Researchers at the Massachusetts Institute of Technology feel certain that the soft membrane that covers the joints and abdomen of lobsters could ultimately lead to a revolutionary new type of body armor. MIT scientists are now using this membrane to develop flexible body armor intended to cover the elbows and knees of humans.
The goal is to develop a highly innovative type of body armor that is both flexible and strong. Although the shield would mostly consist of water, it would be strong enough to stave off mechanical penetration.
The idea is to create a very strong, yet soft and stretchy type of body armor so that the wearer can easily move their entire body, including joints. This would protect the wearer whether they’re walking on the ground, climbing up hills, swimming through water or running to escape danger.
This might sound like something you’d see a superhero wearing in a blockbuster film, but it’s actually a description of parts of the exoskeleton of lobsters.
Researchers at MIT and Harvard are convinced that the soft membrane that covers a lobster’s joints and abdomen – a substance as tough a industrial-grade rubber, the kind that tires are made of – could be the secret ingredient enabling the development of a highly flexible type of body armor.
The scientists’ findings were recently published in the journal Acta Materialia.
Ming Guo, Assistant Professor in MIT’s d’Arbeloff Career Development Center in the department of mechanical engineering, told MIT News, “We think our research could spur on flexible armor design.” He noted that lobsters’ soft membrane has allowed it to survive for over 100 million years on Earth. “If you could use this to make armor, wearers could achieve full joint movement and feel far more comfortable.”
Officers in law enforcement commonly wear body armor (ballistic vests) and these vests have protected thousands of officers from being injured or killed by handgun and rifle fire, says the National Institute of Justice. However, these vests do pose some challenges.
In 2017 The Washington Post reported that Kevlar, a commonly used material in body armor panels meant to stop handgun rounds, comes with an expiration date. Kevlar panels typically last just five years. Another challenge is that body armor is often ill fitting, especially for females who should be custom fitted, according to NIJ.
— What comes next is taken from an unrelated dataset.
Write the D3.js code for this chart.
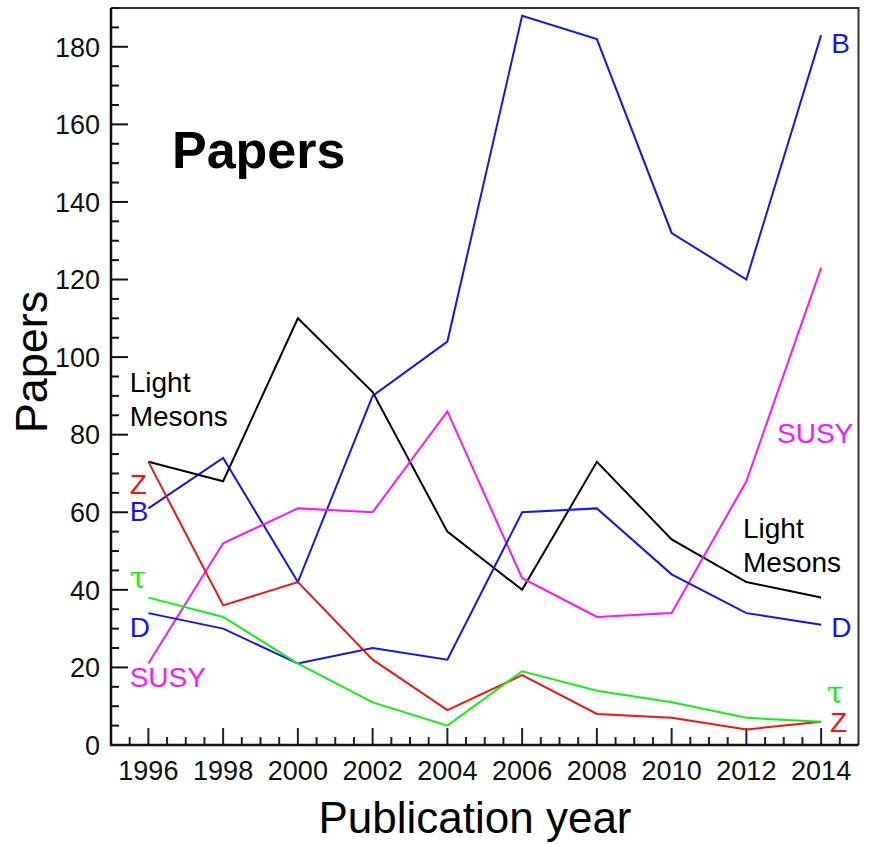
<!DOCTYPE html>
<html>
<head>
    <title>Papers</title>
    <script src="https://d3js.org/d3.v7.min.js"></script>
    <style>
        body {
            margin: 0;
            background-color: #fff;
            font-family: 'Liberation Sans', Arial, sans-serif;
        }
        .series {
            fill: none;
            stroke-width: 2px;
            stroke-linejoin: miter;
        }
        .tick-label {
            font-size: 27px;
            fill: #111;
        }
        .series-label {
            font-size: 28px;
        }
    </style>
</head>
<body>
    <div id="chart"></div>

    <script>
        const years = [1996, 1998, 2000, 2002, 2004, 2006, 2008, 2010, 2012, 2014];

        const bValues = [61, 74, 42, 90, 104, 188, 182, 132, 120, 183];
        const lightMesonValues = [73, 68, 110, 91, 55, 40, 73, 53, 42, 38];
        const susyValues = [21, 52, 61, 60, 86, 43, 33, 34, 68, 123];
        const dValues = [34, 30, 21, 25, 22, 60, 61, 44, 34, 31];
        const zValues = [73, 36, 42, 22, 9, 18, 8, 7, 4, 6];
        const tauValues = [38, 33, 21, 11, 5, 19, 14, 11, 7, 6];

        const seriesNames = ['B', 'Light Mesons', 'SUSY', 'D', 'Z', 'τ'];
        const seriesColors = ['#1414f5', '#000000', '#ff14ff', '#1414f5', '#f51414', '#14f014'];
        const seriesValues = [bValues, lightMesonValues, susyValues, dValues, zValues, tauValues];

        const yTicks = [0, 20, 40, 60, 80, 100, 120, 140, 160, 180];

        // label anchors in data units: [year, value]
        const leftLabels = [
            { text: ['Light', 'Mesons'], color: '#000', at: [1995.5, 91] },
            { text: ['Z'], color: '#f51414', at: [1995.5, 64.7] },
            { text: ['B'], color: '#1414f5', at: [1995.5, 57.7] },
            { text: ['τ'], color: '#14f014', at: [1995.5, 40.5], serif: true },
            { text: ['D'], color: '#1414f5', at: [1995.5, 27.8] },
            { text: ['SUSY'], color: '#ff14ff', at: [1995.5, 15] }
        ];
        const rightLabels = [
            { text: ['B'], color: '#1414f5', at: [2014.27, 178.4] },
            { text: ['SUSY'], color: '#ff14ff', at: [2012.82, 77.9] },
            { text: ['Light', 'Mesons'], color: '#000', at: [2011.91, 53.4] },
            { text: ['D'], color: '#1414f5', at: [2014.27, 27.8] },
            { text: ['τ'], color: '#14f014', at: [2014.15, 10.8], serif: true },
            { text: ['Z'], color: '#f51414', at: [2014.24, 3.4] }
        ];

        const width = 877, height = 844;
        const plotLeft = 111, plotRight = 858.5, plotTop = 8, plotBottom = 745;

        const svg = d3.select('#chart').append('svg')
            .attr('width', width)
            .attr('height', height);

        const x = d3.scaleLinear().domain([1995, 2015]).range([plotLeft, plotRight]);
        const y = d3.scaleLinear().domain([0, 190]).range([plotBottom, plotTop]);

        // frame (top/right)
        svg.append('path')
            .attr('d', `M${plotLeft},${plotTop}H${plotRight}V${plotBottom}`)
            .attr('fill', 'none')
            .attr('stroke', '#333')
            .attr('stroke-width', 2);

        // y axis ticks
        const yMinor = d3.range(0, 191, 5);
        svg.append('g').selectAll('line')
            .data(yMinor)
            .join('line')
            .attr('x1', plotLeft)
            .attr('x2', d => plotLeft + (d % 20 === 0 ? 17 : 8))
            .attr('y1', d => y(d))
            .attr('y2', d => y(d))
            .attr('stroke', '#111')
            .attr('stroke-width', 2);

        svg.append('g').selectAll('text')
            .data(yTicks)
            .join('text')
            .attr('class', 'tick-label')
            .attr('x', 100)
            .attr('y', d => y(d))
            .attr('dy', '0.36em')
            .attr('text-anchor', 'end')
            .text(d => d);

        // x axis ticks
        const xMinor = d3.range(1995.5, 2015, 0.5);
        svg.append('g').selectAll('line')
            .data(xMinor)
            .join('line')
            .attr('x1', d => x(d))
            .attr('x2', d => x(d))
            .attr('y1', plotBottom)
            .attr('y2', d => plotBottom - (years.includes(d) ? 17 : 8))
            .attr('stroke', '#1c1c55')
            .attr('stroke-width', 2);

        svg.append('g').selectAll('text')
            .data(years)
            .join('text')
            .attr('class', 'tick-label')
            .attr('x', d => x(d))
            .attr('y', 780)
            .attr('text-anchor', 'middle')
            .text(d => d);

        // axis lines
        svg.append('path')
            .attr('d', `M${plotLeft},${plotTop}V${plotBottom}H${plotRight}`)
            .attr('fill', 'none')
            .attr('stroke', '#111')
            .attr('stroke-width', 2.5);

        // series
        const line = d3.line()
            .x((d, i) => x(years[i]))
            .y(d => y(d));

        svg.append('g').selectAll('path')
            .data(seriesValues)
            .join('path')
            .attr('class', 'series')
            .attr('stroke', (d, i) => seriesColors[i])
            .attr('d', line);

        // series labels
        function drawLabels(labels) {
            const g = svg.append('g');
            labels.forEach(l => {
                const t = g.append('text')
                    .attr('class', 'series-label')
                    .attr('x', x(l.at[0]))
                    .attr('y', y(l.at[1]))
                    .attr('fill', l.color);
                if (l.serif) {
                    t.style('font-family', "'DejaVu Serif', serif").style('font-size', '30px');
                }
                l.text.forEach((s, i) => {
                    t.append('tspan')
                        .attr('x', x(l.at[0]))
                        .attr('dy', i === 0 ? 0 : 34)
                        .text(s);
                });
            });
        }
        drawLabels(leftLabels);
        drawLabels(rightLabels);

        // titles
        svg.append('text')
            .attr('x', 172)
            .attr('y', 168)
            .style('font-size', '52px')
            .style('font-weight', 'bold')
            .text('Papers');

        svg.append('text')
            .attr('transform', 'translate(47,362) rotate(-90)')
            .attr('text-anchor', 'middle')
            .style('font-size', '45px')
            .text('Papers');

        svg.append('text')
            .attr('x', 475)
            .attr('y', 833)
            .attr('text-anchor', 'middle')
            .style('font-size', '44px')
            .text('Publication year');
    </script>
</body>
</html>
There have also been studies that have revealed that body armor may impair the focus and marksmanship of the wearer and add to the “psychological stress of completing the task at hand.” Although body armor provides much needed protection it also increases the wearer’s risk. This is the conclusion of the National Center for Biotechnology Information.
MIT researchers think that the exoskeleton from lobsters may provide the solution to what has plagued the most innovative of body armors, which is the more mobility it provides, the less protection it offers.
Guo explained to MIT News that he first became inspired to develop body armor when he just happened to be eating a lobster. He noticed that the animal’s belly membrane was nearly impossible to chew. Although the lobster’s bone-like shell can be cracked, its softer tissues were quite a mystery to him, he said.
Once his research team began dissecting those tissues they discovered something surprising. When they cut into the membrane itself, the elasticity remained intact. They concluded that the membrane’s strength and elasticity is the result of its very unique structure. The membrane consists of tens of thousands of separate layers, which they compared to plywood.
Those layers are made up of fibers that allow the membrane to dissipate energy when under attack or stress. This makes it particularly “damage tolerant,” according to MIT researchers.
“The knowledge gained from studying the soft membrane of lobsters has led to the possibility of developing a soft synthetic material that is strong and tough enough to be reliable under severe mechanical conditions. This includes a flexible body armor that provides full-body protection while offering increased limb mobility,” the research study said.
Guo explained to MIT News that a material should be able to be designed that replicates the flexibility and strength of lobster membranes and that it could also be used in tissue engineering and soft robotics.